It’s not that I don’t want to go with Ben. Of course I want to be with him. But I also want to finish my degree, and my student advisor thinks I would be an excellent candidate for the MBA program at Dal. Plus my parents, my friends—everything I know is here.
“Mads—”
Ben’s phone starts to vibrate. One text coming in after the other. He pulls it from his pocket and stares at the screen.
It’s probably one of his teammates, but there’s that ugly voice that whispers in the back of my head that it’s another girl. I don’t know why I do that to myself. In the years we’ve been together, he’s never so much as looked at anyone else. And given the way other girls look at him, it’s not for lack of opportunity.
“I better get to practice.” He hops off the bed and grabs his baseball hat from the back of my chair placing it backwards on his head. Which shouldn’t be allowed, given how attractive it makes him.
“Of course.”
“Good luck studying. I’ll text you after?”
“Okay.”
When he reaches the door, he stops. After a few moments he does a 180 and walks back over to me, leaning down and cupping my face. He kisses me slowly, thoroughly, with purpose. I kiss him back, trying to put all the things I’m feeling into the kiss.
When he pulls away, we’re both panting. He rests his forehead against mine.
“I love you,” he breathes.
“I love you, too.”
NOW
“I hate you.”
My words are meant to push him away, but instead cause Ben to pull me closer to his side.
“Hate me all you want,” he states plainly. “You’re still getting checked out.”
People don’t go to the doctor for a stomach ache. That’s what I told Ben when I went to bed with my heating pad last night. I told him again this morning as I got ready for work despite feeling worse. And finally I told him through clenched teeth when he dropped by my office unexpectedly with lunch and found me curled up in cold sweat, my head on my desk.
He took one look at me and said he was taking me to the hospital.
Ben knows better than most people how much I hate hospitals. The way they smell, the way they make me feel. I hate the gowns they make you wear, like the one I’ve got on now. I shiver and Ben immediately tugs me closer, his arm a steady, familiar weight around my shoulders.

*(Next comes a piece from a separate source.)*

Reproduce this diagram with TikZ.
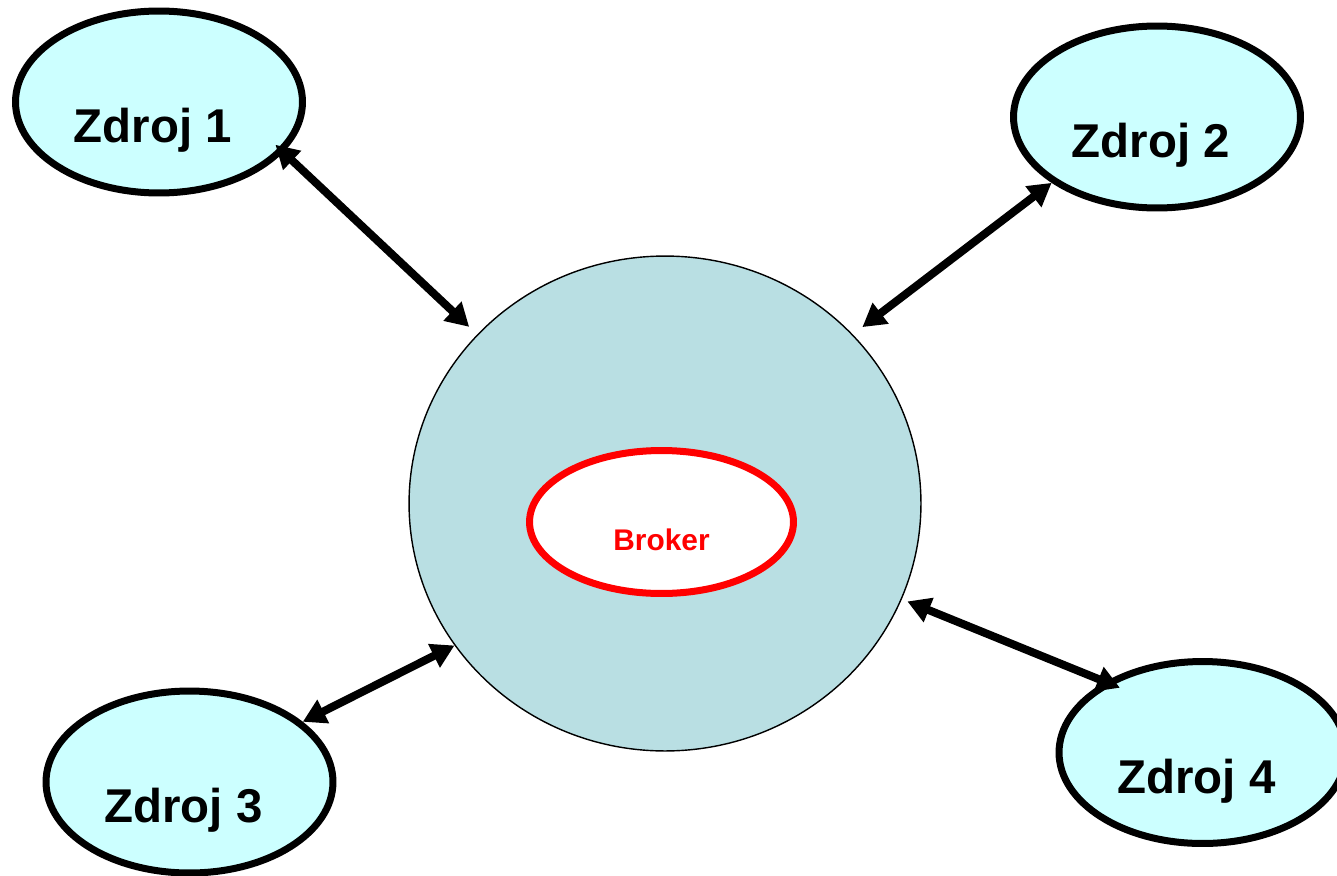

But I don’t want comfort right now. I want to be home, in my own bed, where I can pretend this isn’t happening. I push away from him, my movement crinkling the thin sanitary paper lining the exam table beneath me.
"People don’t go to the hospital for a stomach ache," I argue, for what feels like the twentieth time. My voice is hoarse, stubborn. "I’m fine."
But I’m not fine. The pain in my lower abdomen has sharpened into something unbearable, a deep, searing ache that only seems to grow. My skin is hot, feverish, and my stomach rebels against even the thought of food. This is the worst I’ve ever felt, and beneath my denial, fear courses through my veins like ice water.
Ben exhales sharply beside me. I don’t have to look at him to know he’s frustrated. "As soon as the doctor agrees with your diagnosis of ‘fine,’ I’ll take you home. But not before then."
I open my mouth to snap back, but the sudden tickle in my sinuses cuts me off. It builds fast and I barely have time to brace myself before I sneeze.
White-hot pain explodes through my midsection, so sharp and blinding it steals my breath. My vision blurs. A choked sob escapes me as I double over, arms wrapping around my stomach in a feeble attempt to hold myself together. Hot, unwelcome tears spill down my cheeks.
Ben’s arms are around me in an instant, lifting me onto his lap and hugging me tightly to his chest. I bury my face in his shirt, grateful to it for muffling my cries. His voice is distant, frantic. I can feel his hands on me, but I can’t focus on anything except the agony twisting through me.
“It’s okay, baby.” Ben’s mouth moves against my head as he murmurs into my hair. “You’re going to be okay.”
I sob, my body shaking against him so violently as he cradles me like a ragdoll. I think he might be trembling, too, but I can’t be sure in my present state.
A small woman in a white lab coat enters the exam room. I’m only vaguely aware of her asking Ben to set me down on the table so she can examine me. I try to protest being moved from the safety of Ben’s arms, but I’m in too much pain to speak.
She makes me extend my legs so I’m lying straight. My body wants to curl itself back into a tight ball. Everything feels wrong.